By Benjamin Cox on May 19, 2018 at 2:27pm

Teacher salaries in the state of Illinois have been a recent topic of extensive debate in the state Government. Many people believe teachers are not able to live comfortably being paid a current minimum salary of ten thousand dollars, which was set back in 1980.

State Senator Andy Manar of Bunker Hill wrote and sponsors Senate Bill 2892, an amendment to the Illinois School Code. Manar spoke in the closing of Thursday's debate of this issue on the Senate Floor to declare the primary question this proposed amendment asks, and why this debate is important.

“I want you to ask yourself the question, 'Is a full-time teacher worth $32,000?' That's the question that this bill proposes, and I believe the answer is an emphatic yes. There are teachers in the senate district that I represent that are living below the poverty level today. That's a fact. It's indisputable.”

The increases would begin in the 2019 school year at 32,076 dollars. 2,500 dollars would be added to the minimum each year for the next two years, and the minimum would be raised to 40,000 at the beginning of the 2022-2023 school year.

Manar continues by saying that teachers today are asked to make many contributions in and out of the classroom, and how this resolution would impact the teaching profession.

“Teachers all over Illinois live below the federal poverty level, yet we ask them to do more. We ask them to cure the ills of society. Ask them to give more for their own pensions. We've chipped away at this over time, and if we don't guarantee a salary for a college graduate, we're not going to get the right folks to go into the teaching profession in the first place. This bill simply says, 'Let's make something a little more competitive for teachers.' I think this is a big boost for the profession."

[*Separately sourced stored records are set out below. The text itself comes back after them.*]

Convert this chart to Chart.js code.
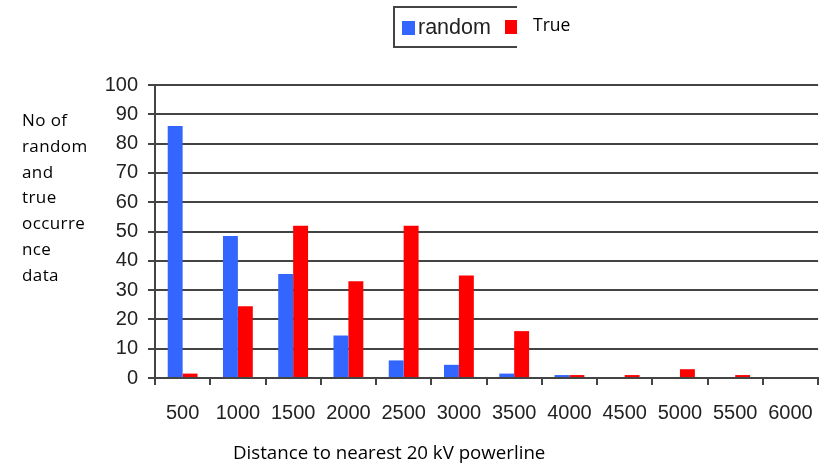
<!DOCTYPE html>
<html>
<head>
<meta charset="utf-8">
<script src="https://cdn.jsdelivr.net/npm/chart.js@4"></script>
<style>
  body { margin: 0; background: #fff; }
  #wrap { position: relative; width: 829px; height: 464px; }
  #legendBox { position: absolute; left: 393px; top: 6px; width: 122px; height: 38px;
    border: 2px solid #444; border-right: none; overflow: hidden; }
  .sw { position: absolute; width: 13px; height: 14px; }
  #lgRandom { position: absolute; left: 23px; top: 7px; font: 21.5px "Liberation Sans", Arial, sans-serif; color: #222; white-space: nowrap; }
  #lgTrue { position: absolute; left: 533px; top: 12px; font: 17.5px "Open Sans", sans-serif; color: #000; }
  #yTitle { position: absolute; left: 22px; top: 107px; font: 17px "Open Sans", sans-serif; letter-spacing: 0.4px; line-height: 25.8px; color: #000; }
  #xTitle { position: absolute; left: 233px; top: 439px; font: 18.7px "Open Sans", sans-serif; color: #000; white-space: nowrap; }
</style>
</head>
<body>
<div id="wrap">
  <canvas id="myChart" width="829" height="464"></canvas>
  <div id="legendBox">
    <div class="sw" style="left:7px;top:13px;background:#3366ff"></div>
    <div id="lgRandom">random</div>
    <div class="sw" style="left:110px;top:12px;background:#ff0000"></div>
  </div>
  <div id="lgTrue">True</div>
  <div id="yTitle">No of<br>random<br>and<br>true<br>occurre<br>nce<br>data</div>
  <div id="xTitle">Distance to nearest 20 kV powerline</div>
</div>
<script>
const distances = ['500', '1000', '1500', '2000', '2500', '3000', '3500', '4000', '4500', '5000', '5500', '6000'];
const randomCounts = [86, 48.5, 35.5, 14.5, 6, 4.5, 1.5, 1, 0, 0, 0, 0];
const trueCounts = [1.5, 24.5, 52, 33, 52, 35, 16, 1, 1, 3, 1, 0];
const yTicks = [0, 10, 20, 30, 40, 50, 60, 70, 80, 90, 100];

const getChart = document.getElementById('myChart');

const distChart = new Chart(getChart, {
    type: 'bar',
    data: {
        labels: distances,
        datasets: [{
            label: 'random',
            data: randomCounts,
            backgroundColor: '#3366ff',
            categoryPercentage: 0.54,
            barPercentage: 1
        }, {
            label: 'True',
            data: trueCounts,
            backgroundColor: '#ff0000',
            categoryPercentage: 0.54,
            barPercentage: 1
        }]
    },
    options: {
        responsive: false,
        animation: false,
        layout: { padding: { top: 85, right: 7, left: 0, bottom: 0 } },
        plugins: { legend: { display: false }, tooltip: { enabled: false } },
        scales: {
            x: {
                afterFit: s => { s.height = 86; },
                grid: { offset: true, drawOnChartArea: false, tickLength: 7, color: '#444', lineWidth: 2 },
                border: { color: '#444', width: 2 },
                ticks: { color: '#222', font: { family: 'Liberation Sans', size: 20 }, padding: 16, maxRotation: 0, autoSkip: false }
            },
            y: {
                min: 0,
                max: 100,
                afterFit: s => { s.width = 155; },
                afterBuildTicks: s => { s.ticks = yTicks.map(v => ({ value: v })); },
                grid: { color: '#444', lineWidth: 2, tickLength: 7 },
                border: { color: '#444', width: 2 },
                ticks: { color: '#222', font: { family: 'Liberation Sans', size: 20 }, padding: 10 }
            }
        }
    }
});
</script>
</body>
</html>
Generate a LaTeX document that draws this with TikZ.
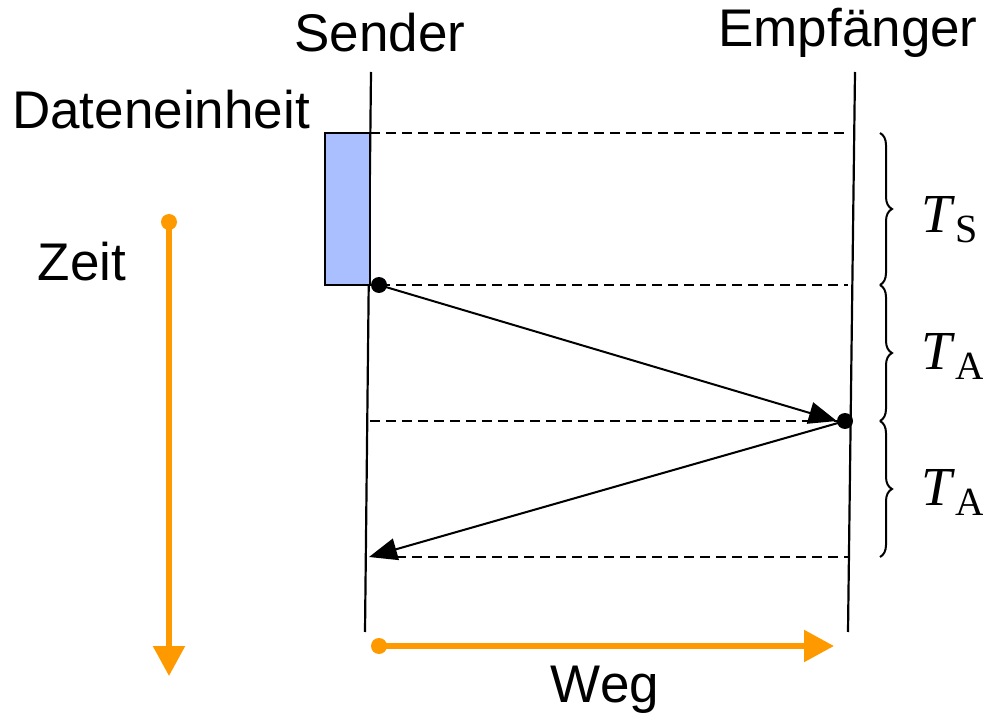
\documentclass[tikz,border=0pt]{standalone}
\usepackage{fontspec}
\setmainfont{Liberation Sans}
\newfontfamily\timesfont{Liberation Serif}
\usetikzlibrary{arrows.meta,decorations.pathreplacing}
\definecolor{orangeaxis}{RGB}{255,153,0}
\definecolor{unitblue}{RGB}{170,191,255}
\begin{document}
\begin{tikzpicture}[x=1pt,y=-1pt,
  lifeline/.style={line width=2.2pt},
  level/.style={line width=1.8pt,dash pattern=on 10pt off 6pt},
  msg/.style={line width=2pt,-{Triangle[length=28pt,width=22pt]}},
  dotmark/.style={circle,fill=black,inner sep=0pt,minimum size=16pt},
  axis/.style={orangeaxis,line width=5.5pt,-{Triangle[length=30pt,width=31pt]}},
  axisdot/.style={circle,fill=orangeaxis,inner sep=0pt,minimum size=16pt},
  lbl/.style={font=\fontsize{53}{60}\selectfont,inner sep=0pt},
  tlbl/.style={font=\timesfont\fontsize{55}{60}\selectfont,inner sep=0pt},
  timebrace/.style={decorate,decoration={brace,amplitude=12pt},line width=2pt}]
\useasboundingbox (0,0) rectangle (983,727);

% lifelines of sender and receiver
\coordinate (s0) at (371,72);
\coordinate (s1) at (365,632);
\coordinate (e0) at (855,72);
\coordinate (e1) at (848,632);
\draw[lifeline] (s0) -- (s1);
\draw[lifeline] (e0) -- (e1);

% data unit being sent
\draw[fill=unitblue,line width=2pt] (325,133) rectangle (370,285);

% time levels
\coordinate (l1a) at (370,133); \coordinate (l1b) at (848,133);
\coordinate (l2a) at (380,285); \coordinate (l2b) at (848,285);
\coordinate (l3a) at (370,421); \coordinate (l3b) at (840,421);
\coordinate (l4a) at (380,557); \coordinate (l4b) at (848,557);
\draw[level] (l1a) -- (l1b);
\draw[level] (l2a) -- (l2b);
\draw[level] (l3a) -- (l3b);
\draw[level] (l4a) -- (l4b);

% signal propagation
\node[dotmark] (d1) at (379,285) {};
\node[dotmark] (d2) at (845,421) {};
\coordinate (back) at (369,557);
\draw[msg] (d1.center) -- (d2.west);
\draw[msg] (d2.center) -- (back);

% durations
\draw[timebrace] (880,133) -- (880,285);
\draw[timebrace] (880,285) -- (880,421);
\draw[timebrace] (880,421) -- (880,557);
\node[tlbl,anchor=west] (ts) at (921,220) {\textit{T}\raisebox{-10pt}{\fontsize{40}{40}\selectfont S}};
\node[tlbl,anchor=west] (ta1) at (921,356) {\textit{T}\raisebox{-10pt}{\fontsize{40}{40}\selectfont A}};
\node[tlbl,anchor=west] (ta2) at (921,492) {\textit{T}\raisebox{-10pt}{\fontsize{40}{40}\selectfont A}};

% axes
\node[axisdot] (z0) at (169,222) {};
\coordinate (z1) at (169,676);
\draw[axis] (z0.center) -- (z1);
\node[axisdot] (w0) at (379,646) {};
\coordinate (w1) at (834,646);
\draw[axis] (w0.center) -- (w1);

% labels
\node[lbl] (sender) at (380,33) {Sender};
\node[lbl] (empf) at (848,33) {Empfänger};
\node[lbl] (unit) at (161,110) {Dateneinheit};
\node[lbl] (zeit) at (82,262) {Zeit};
\node[lbl] (weg) at (605,690) {Weg};
\end{tikzpicture}
\end{document}
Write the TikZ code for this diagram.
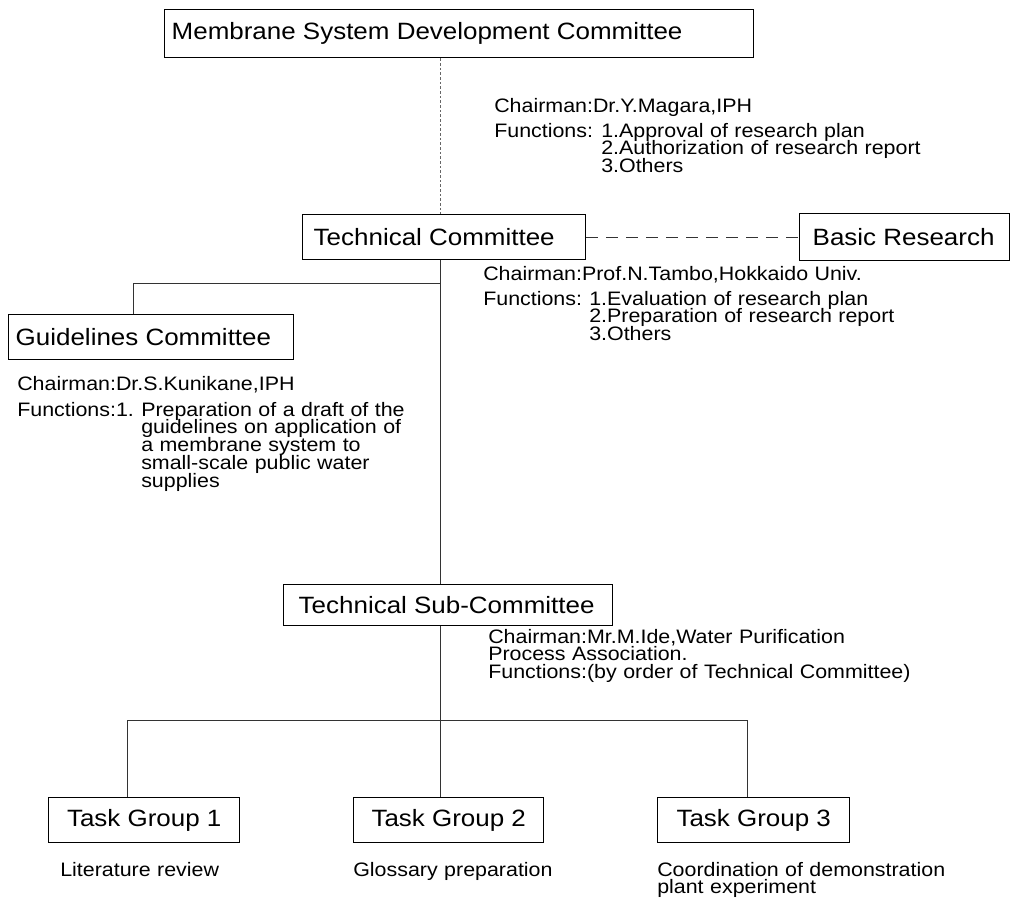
\documentclass[tikz,border=0pt]{standalone}
\usepackage{fontspec}
\setmainfont{Liberation Sans}[FakeStretch=1.1]
\newcommand\bigf{\fontsize{17.7}{20}\selectfont}
\newcommand\smf{\fontsize{14.6}{13.4}\selectfont\lineskiplimit=-20pt\relax}
\begin{document}
\begin{tikzpicture}[x=0.75pt,y=-0.75pt,
  box/.style={draw, line width=1.1pt, font=\bigf, anchor=north west, inner ysep=0pt},
  tgbox/.style={box, inner xsep=0pt},
  info/.style={font=\smf, anchor=base west, inner sep=0pt, text width=380pt, align=left},
  conn/.style={line width=0.7pt, black!80},
  dotline/.style={line width=0.6pt, black!60, dash pattern=on 2pt off 1.5pt},
  dashline/.style={line width=0.7pt, black!80, dash pattern=on 9pt off 6pt}]
\useasboundingbox (0,0) rectangle (1010,900);

% boxes
\node[box, inner xsep=5.25pt, minimum height=36pt] (msdc) at (164,9)
  {\makebox[431pt][l]{Membrane System Development Committee}};
\node[box, inner xsep=8.25pt, minimum height=33.75pt] (tc) at (302,214)
  {\makebox[195.75pt][l]{Technical Committee}};
\node[box, inner xsep=9.75pt, minimum height=35.25pt] (br) at (799,213)
  {\makebox[138pt][l]{Basic Research}};
\node[box, inner xsep=5.25pt, minimum height=33.75pt] (gc) at (8,314)
  {\makebox[203.25pt][l]{Guidelines Committee}};
\node[box, inner xsep=11.25pt, minimum height=30.75pt] (tsc) at (283,584)
  {\makebox[224.25pt][l]{Technical Sub-Committee}};
\node[tgbox, minimum width=143.25pt, minimum height=33.75pt] (tg1) at (48,797) {Task Group 1};
\node[tgbox, minimum width=142.5pt, minimum height=33.75pt] (tg2) at (353,797) {Task Group 2};
\node[tgbox, minimum width=144pt, minimum height=33.75pt] (tg3) at (657,797) {Task Group 3};

% info texts
\node[info] (c1) at (494,112) {Chairman:Dr.Y.Magara,IPH};
\node[info] (f1) at (494,137) {Functions:};
\node[info] (i1) at (601,137) {1.Approval of research plan\\2.Authorization of research report\\3.Others};

\node[info] (c2) at (483,280) {Chairman:Prof.N.Tambo,Hokkaido Univ.};
\node[info] (f2) at (483,305) {Functions:};
\node[info] (i2) at (589,305) {1.Evaluation of research plan\\2.Preparation of research report\\3.Others};

\node[info] (c3) at (17,390) {Chairman:Dr.S.Kunikane,IPH};
\node[info] (f3) at (17,416) {Functions:1.};
\node[info] (i3) at (141,416) {Preparation of a draft of the\\guidelines on application of\\a membrane system to\\small-scale public water\\supplies};

\node[info] (c4) at (488,643) {Chairman:Mr.M.Ide,Water Purification\\Process Association.\\Functions:(by order of Technical Committee)};

\node[info] (l1) at (60,876) {Literature review};
\node[info] (l2) at (353,876) {Glossary preparation};
\node[info] (l3) at (657,876) {Coordination of demonstration\\plant experiment};

% connectors
\coordinate (spine) at (440,0);
\coordinate (gcx) at (133,0);
\coordinate (t1x) at (127,0);
\coordinate (t3x) at (747,0);
\coordinate (brn) at (440,283);
\coordinate (bar) at (440,720);

\draw[dotline] (msdc.south -| spine) -- (tc.north -| spine);
\draw[dashline] (tc.east) -- (br.west);
\draw[conn] (tc.south -| spine) -- (tsc.north -| spine);
\draw[conn] (brn) -| (gc.north -| gcx);
\draw[conn] (tsc.south -| spine) -- (tg2.north -| spine);
\draw[conn] (tg1.north -| t1x) |- (bar) -| (tg3.north -| t3x);
\end{tikzpicture}
\end{document}
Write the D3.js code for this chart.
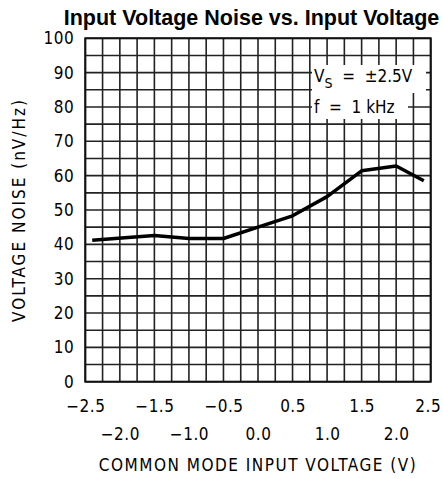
<!DOCTYPE html>
<html>
<head>
<meta charset="utf-8">
<script src="https://cdn.jsdelivr.net/npm/d3@7.9.0/dist/d3.min.js"></script>
<style>
  body { margin: 0; background: #fff; }
  text { fill: #000; }
  .lbl { font-family: 'Liberation Sans Narrow', 'DejaVu Sans Condensed', sans-serif; }
</style>
</head>
<body>
<div id="chart"></div>
<script>
const cmVoltage = [-2.4, -1.5, -1.0, -0.5, 0.0, 0.5, 1.0, 1.5, 2.0, 2.4];
const noise = [41.2, 42.6, 41.7, 41.7, 45.0, 48.3, 53.9, 61.4, 62.8, 58.5];
const xTicksTop = [-2.5, -1.5, -0.5, 0.5, 1.5, 2.5];
const xTicksBottom = [-2.0, -1.0, 0.0, 1.0, 2.0];
const yTicks = [0, 10, 20, 30, 40, 50, 60, 70, 80, 90, 100];

const width = 443;
const height = 479;
const margin = { top: 38.3, right: 12.3, bottom: 97.3, left: 85.3 };
const nb = '\u00a0';

const svg = d3.select('#chart').append('svg')
  .attr('width', width)
  .attr('height', height);

const x = d3.scaleLinear().domain([-2.5, 2.5])
  .range([margin.left, width - margin.right]);
const y = d3.scaleLinear().domain([0, 100])
  .range([height - margin.bottom, margin.top]);

// grid, every 0.25 V and 5 nV
const grid = svg.append('g').attr('stroke', '#222').attr('stroke-width', 1.6);
grid.selectAll('line.v')
  .data(d3.range(-2.5, 2.5001, 0.25))
  .join('line')
  .attr('class', 'v')
  .attr('x1', d => x(d)).attr('x2', d => x(d))
  .attr('y1', y(0)).attr('y2', y(100));
grid.selectAll('line.h')
  .data(d3.range(0, 100.001, 5))
  .join('line')
  .attr('class', 'h')
  .attr('x1', x(-2.5)).attr('x2', x(2.5))
  .attr('y1', d => y(d)).attr('y2', d => y(d));

svg.append('rect')
  .attr('x', x(-2.5)).attr('y', y(100))
  .attr('width', x(2.5) - x(-2.5)).attr('height', y(0) - y(100))
  .attr('fill', 'none').attr('stroke', '#111').attr('stroke-width', 2);

// legend boxes
svg.append('rect').attr('x', 312).attr('y', 65).attr('width', 114).attr('height', 28).attr('fill', '#fff');
svg.append('rect').attr('x', 312).attr('y', 92).attr('width', 96).attr('height', 27).attr('fill', '#fff');

const leg = svg.append('g').attr('class', 'lbl').style('font-size', '17px');
const l1 = leg.append('text').attr('x', 314).attr('y', 82);
l1.append('tspan').text('V');
l1.append('tspan').attr('dy', 6).style('font-size', '14px').text('S');
l1.append('tspan').attr('dy', -6).text(`${nb}${nb}=${nb}${nb}\u00b12.5V`);
leg.append('text').attr('x', 314).attr('y', 113).text(`f${nb}${nb}=${nb}${nb}1${nb}kHz`);

// data line
const line = d3.line().x((d, i) => x(cmVoltage[i])).y(d => y(d));
svg.append('path')
  .datum(noise)
  .attr('d', line)
  .attr('fill', 'none')
  .attr('stroke', '#000')
  .attr('stroke-width', 3.5)
  .attr('stroke-linejoin', 'round');

// y axis labels
const yAxis = svg.append('g')
  .attr('transform', `translate(${margin.left}, 0)`)
  .call(d3.axisLeft(y).tickValues(yTicks).tickSize(0).tickPadding(11).tickFormat(d3.format('d')));

// x axis labels in two rows
const xAxisTop = svg.append('g')
  .attr('transform', `translate(0, ${y(0)})`)
  .call(d3.axisBottom(x).tickValues(xTicksTop).tickSize(0).tickPadding(18).tickFormat(d3.format('.1f')));
const xAxisBottom = svg.append('g')
  .attr('transform', `translate(0, ${y(0)})`)
  .call(d3.axisBottom(x).tickValues(xTicksBottom).tickSize(0).tickPadding(46).tickFormat(d3.format('.1f')));
[yAxis, xAxisTop, xAxisBottom].forEach(g => {
  g.select('.domain').remove();
  g.attr('font-family', null).attr('font-size', null);
  g.selectAll('text').attr('class', 'lbl').style('font-size', '17px').style('letter-spacing', '0.5px').attr('fill', '#000');
});
// keep the last label inside the picture
xAxisTop.selectAll('.tick').filter(d => d === 2.5).select('text').attr('dx', -3);

svg.append('text')
  .attr('class', 'lbl')
  .attr('x', (x(-2.5) + x(2.5)) / 2)
  .attr('y', 471)
  .attr('text-anchor', 'middle')
  .style('font-size', '17px')
  .style('letter-spacing', '1.5px')
  .text('COMMON MODE INPUT VOLTAGE (V)');

svg.append('text')
  .attr('class', 'lbl')
  .attr('transform', `translate(25, ${(y(0) + y(100)) / 2}) rotate(-90)`)
  .attr('text-anchor', 'middle')
  .style('font-size', '17px')
  .style('letter-spacing', '2px')
  .text('VOLTAGE NOISE (nV/Hz)');

svg.append('text')
  .attr('x', 251.5)
  .attr('y', 25)
  .attr('text-anchor', 'middle')
  .style('font-family', "'Liberation Sans', Arial, sans-serif")
  .style('font-size', '21.5px')
  .style('font-weight', 'bold')
  .text('Input Voltage Noise vs. Input Voltage');
</script>
</body>
</html>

Tim Page is the Superintendent of Community Unit School District 262. Page supports a living wage for teachers, but says that the district must remain financially secure as well.

'Teaching is a noble profession that people go into because they love kids; they don't go into it for the money. While I applaud the effort to raise their salaries and I think we need to do all we can to pay teachers what they deserve. It's just a matter of paying for that cost, because you're looking at raising taxes in order to do that, and nobody wants that. It's kind of a Catch-22.”

Page also relates how the new evidence based funding formula coincides with the bill.

“Schools in this area especially are all under the new evidence based funding formula's adequacy target, and I don't know how we're going to pay teachers those salaries with our revenue streams the way that they are. And the new evidence-based funding model... Yes, it gives the schools more money, but not nearly enough to cover the difference between the new money that we're getting and the money that the new bill would require."

Senate Bill 2892 had its first reading on the floor of the House this morning, and has been referred to the House Rules Committee.